Jesus was the Man of Sorrows. He came on earth to die for all humankind; billions of people who knew and didn’t know Him. He fought for our salvation by carrying our burdens and sorrows to the cross. All of the pain, sin, and darkness of the world was placed on His shoulders for a world that had turned away from Him. He knows sorrow. He knows pain. He knows sadness.

These past three weeks have shaken my world and opened my eyes to how we deal with pain. My grandma passed away, three weeks ago now, to be with the Lord in Paradise. She was ready to be in the Lord’s presence and it gave me peace knowing she passed peacefully. God gave me the incredible opportunity to see her the night before her passing; to tell her how much her testimony and love meant to me. It was a beautiful time because we know that because of Jesus, she is now healed and complete in Him. Now separated from suffering and darkness, she is living in the light of Christ.
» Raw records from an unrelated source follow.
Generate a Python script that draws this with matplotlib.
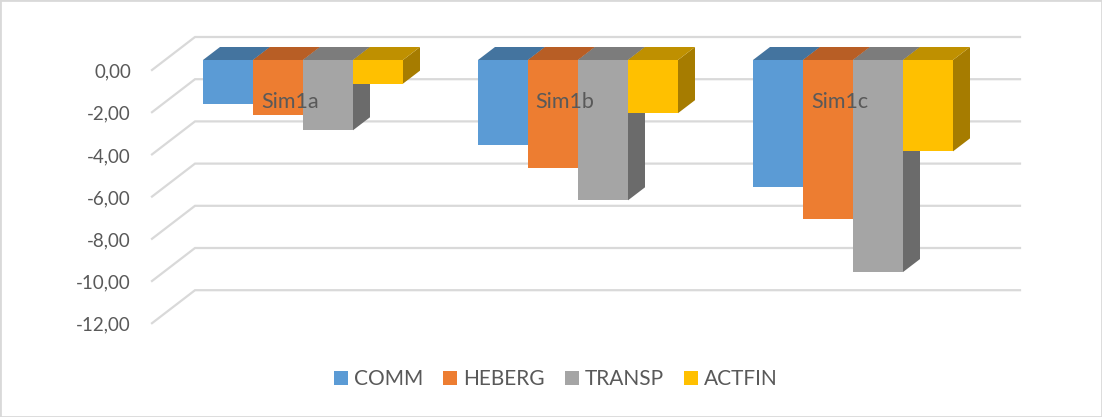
# negative 3D-look bar chart, drawn with plain bars and polygons
import matplotlib
matplotlib.use('Agg')
import matplotlib.pyplot as plt
from matplotlib.patches import Patch, Polygon, Rectangle

plt.rcParams['font.family'] = ['Lato', 'DejaVu Sans']

# data
categories = ['Sim1a', 'Sim1b', 'Sim1c']
series = ['COMM', 'HEBERG', 'TRANSP', 'ACTFIN']
comm = [-2.08, -4.05, -6.0]
heberg = [-2.62, -5.1, -7.55]
transp = [-3.33, -6.65, -10.05]
actfin = [-1.12, -2.52, -4.33]
ticks = [0, -2, -4, -6, -8, -10, -12]

front_colors = ['#5B9BD5', '#ED7D31', '#A5A5A5', '#FFC000']
top_colors = ['#44749F', '#B85E25', '#7C7C7C', '#BF9000']
side_colors = ['#3C678E', '#A65420', '#6B6B6B', '#A67C00']

W, H = 1102, 417
GROUP_PX = 275.0
UNIT_PX = 21.1
BAR_W = 50 / GROUP_PX
DX = 17 / GROUP_PX     # depth of a bar
DY = 13 / UNIT_PX
text_color = '#595959'
grid_color = '#D9D9D9'


def main():
    fig = plt.figure(figsize=(W / 100, H / 100), dpi=100)
    ax = fig.add_axes([0, 0, 1, 1])
    # one x unit is one category, one y unit is one chart value
    ax.set_xlim(-303 / GROUP_PX, (W - 303) / GROUP_PX)
    ax.set_ylim((60 - H) / UNIT_PX, 60 / UNIT_PX)
    ax.axis('off')

    ax.add_patch(Rectangle((0, 0), 1, 1, transform=ax.transAxes, fill=False,
                           edgecolor=grid_color, linewidth=2, zorder=0))

    # walls: slanted part then the long back part of each gridline
    for t in ticks:
        x0, x1, x2 = -151 / GROUP_PX, -108 / GROUP_PX, 717 / GROUP_PX
        y0, y1 = t - 10 / UNIT_PX, t + 23 / UNIT_PX
        ax.plot([x0, x1, x2], [y0, y1, y1], color=grid_color, lw=1.6, zorder=1,
                solid_joinstyle='miter')
        ax.text(-172 / GROUP_PX, y0 - 2 / UNIT_PX, f'{t:.2f}'.replace('.', ','), ha='right', va='center',
                fontsize=13.5, color=text_color, zorder=5)

    values = [comm, heberg, transp, actfin]
    z = 2
    for i, cat in enumerate(categories):
        for j, vals in enumerate(values):
            x = i + (j - 2) * BAR_W
            v = vals[i]
            ax.add_patch(Polygon([(x + BAR_W, 0), (x + BAR_W + DX, DY), (x + BAR_W + DX, v + DY), (x + BAR_W, v)],
                                 facecolor=side_colors[j], edgecolor='none', zorder=z))
            ax.add_patch(Polygon([(x, 0), (x + DX, DY), (x + BAR_W + DX, DY), (x + BAR_W, 0)],
                                 facecolor=top_colors[j], edgecolor='none', zorder=z))
            ax.bar(x, v, width=BAR_W, align='edge', color=front_colors[j], zorder=z + 0.5)
            z += 1
        ax.text(i - 13 / GROUP_PX, -42 / UNIT_PX, cat, ha='center', va='center',
                fontsize=15.5, color=text_color, zorder=50)

    handles = [Patch(facecolor=c, edgecolor='none', label=s) for c, s in zip(front_colors, series)]
    ax.legend(handles=handles, ncol=4, loc='center', bbox_to_anchor=(556 / W, 1 - 379 / H),
              frameon=False, fontsize=15, labelcolor=text_color, handlelength=0.67,
              handleheight=0.67, handletextpad=0.3, columnspacing=0.95)

    fig.savefig('out.png', dpi=100)


if __name__ == '__main__':
    main()
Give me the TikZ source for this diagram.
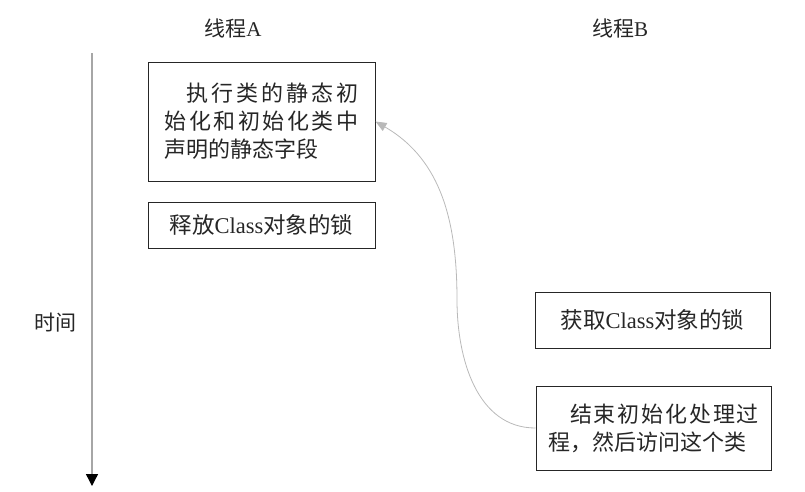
\documentclass[tikz,border=0pt]{standalone}
\usepackage{fontspec}
\setmainfont{Liberation Serif}
\newfontfamily\cjk{Noto Sans CJK SC}
\usetikzlibrary{arrows.meta}
\XeTeXlinebreaklocale "zh"
\XeTeXlinebreakskip=0pt plus 2pt

\begin{document}
\begin{tikzpicture}[x=1pt,y=1pt,
    every node/.style={font=\fontsize{21}{28}\selectfont, text=black!85},
    actbox/.style={draw=black!85, line width=1pt, inner sep=0pt, align=center, font=\fontsize{22.5}{28}\selectfont},
    parbox/.style={actbox, font=\cjk\fontsize{22}{28}\selectfont, align=justify}]
  \useasboundingbox (0,0) rectangle (805,-491);
  % thread headers
  \node (threadA) at (233,-28) {{\cjk 线程}A};
  \node (threadB) at (620,-28) {{\cjk 线程}B};
  % time axis
  \coordinate (axtop) at (92,-53);
  \coordinate (axbot) at (92,-486);
  \draw[gray!70, line width=1.3pt, -{Triangle[color=black,length=12pt,width=12pt]}] (axtop) -- (axbot);
  \node (timelbl) at (55,-323) {\cjk 时间};
  % thread A
  \node[parbox, text width=194pt, minimum width=227pt, minimum height=119pt] (initA) at (261.5,-121.5)
    {\hspace*{1em}执行类的静态初始化和初始化类中声明的静态字段};
  \node[actbox, minimum width=227pt, minimum height=46pt] (releaseA) at (261.5,-225)
    {{\cjk 释放}Class{\cjk 对象的锁}};
  % thread B
  \node[actbox, minimum width=235pt, minimum height=56pt] (acquireB) at (652.5,-320)
    {{\cjk 获取}Class{\cjk 对象的锁}};
  \node[parbox, text width=211pt, minimum width=235pt, minimum height=84pt] (finishB) at (653.5,-428)
    {\hspace*{1em}结束初始化处理过程，然后访问这个类};
  % B sees the initialized class
  \coordinate (bend) at (457,-300);
  \draw[gray!55, line width=0.8pt, -{Triangle[length=11pt,width=9pt]}] (finishB.west)
    to[out=180,in=-90] (bend) to[out=90,in=-30] (initA.east);
\end{tikzpicture}
\end{document}
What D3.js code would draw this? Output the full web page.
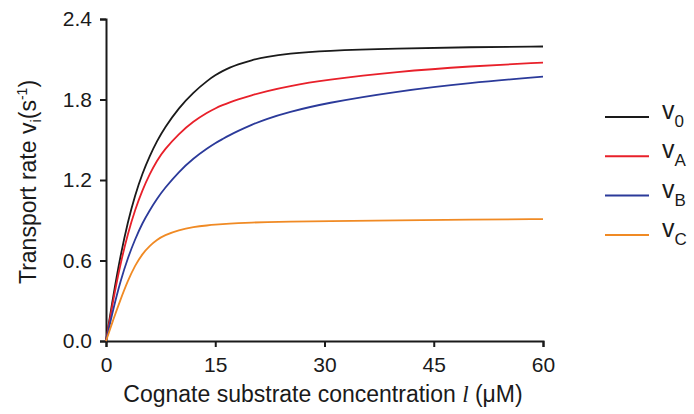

I live with seven other girls in a suite at my school. I love them all dearly and again want to thank them for their comfort and protection during my time of grieving. A community that is full of compassion helps bring healing to hurt.

On the day of my grandma’s funeral, my phone blew up with messages about another one of my roommate’s grandpa passing away. The hurt and pain that I was feeling was no longer just mine. My dear friend got to see her grandpa before he passed, but still came back to school with the loss of a loved one.

Our dorm room was feeling the weight of loss and grief that week. We were shocked by these two losses happening so close together and dealt with it with as much grace as we could. And to our surprise, another wave came rolling in. My roommate got a sudden phone call a few days later with the unexpected news that her grandma had passed in her home. I cannot tell you the heaviness of that day as we carried on throughout our classes in disbelief. We kept asking each other, What is happening to our room?

Many tears, many hugs, and many prayers later, we all rallied around each other in community for the loss we continued to feel for each other. The love I felt for these friends grew so much in those few days.

As I write to you now with a heavy heart, I write of the news that another one of my roommate’s great-grandma has passed away suddenly. Another shock that seemed too much like routine in our room. The heaviness and weight of loss still rests on our shoulders as we grieve for our dear friend and roommate.

This time will always serve as a memory, definitely not a fond memory, of how we deal with loss in a broken world. I hold onto that verse in Isaiah to remind myself that Jesus was the Man of Sorrows. He came and suffered with us and for us. He understands loss. In the book of John, we’ve all memorized a small verse in John 11:35: “Jesus wept.” I remember this verse because Jesus mourned when he heard of his friend Lazarus’ death. He felt pain. He knew what it was like to lose someone to death. He was human, like us. I look to Him during this time of loss.

God does not like death. He mourns with us and calls us as the Church to deal with loss together. He does not want us to be alone. I hold tightly to Him in a time of deep sorrow and am thankful for the community He has given us in His Church. Thank you for support and love from those that have heard about what has been happening over the past few weeks. We appreciate your prayers in this time. Not just for comfort, but for protection in a time where much seems lost. We hold on to the promises of the Lord and trust that He will bring blessings out of sorrow and pain.

Psalm 23:4,6: “Yea, though I walk through the valley of the shadow of death, I will fear no evil; for You are with me; Your rod and Your staff, they comfort me. … Surely goodness and mercy shall follow me all the days of my life; and I will dwell in the house of the LORD forever.”

Matthew 5:4: “Blessed are those who mourn, for they shall be comforted.”

2 Corinthians 1:3: “Blessed be the God and Father of our Lord Jesus Christ, the Father of mercies and God of all comfort.”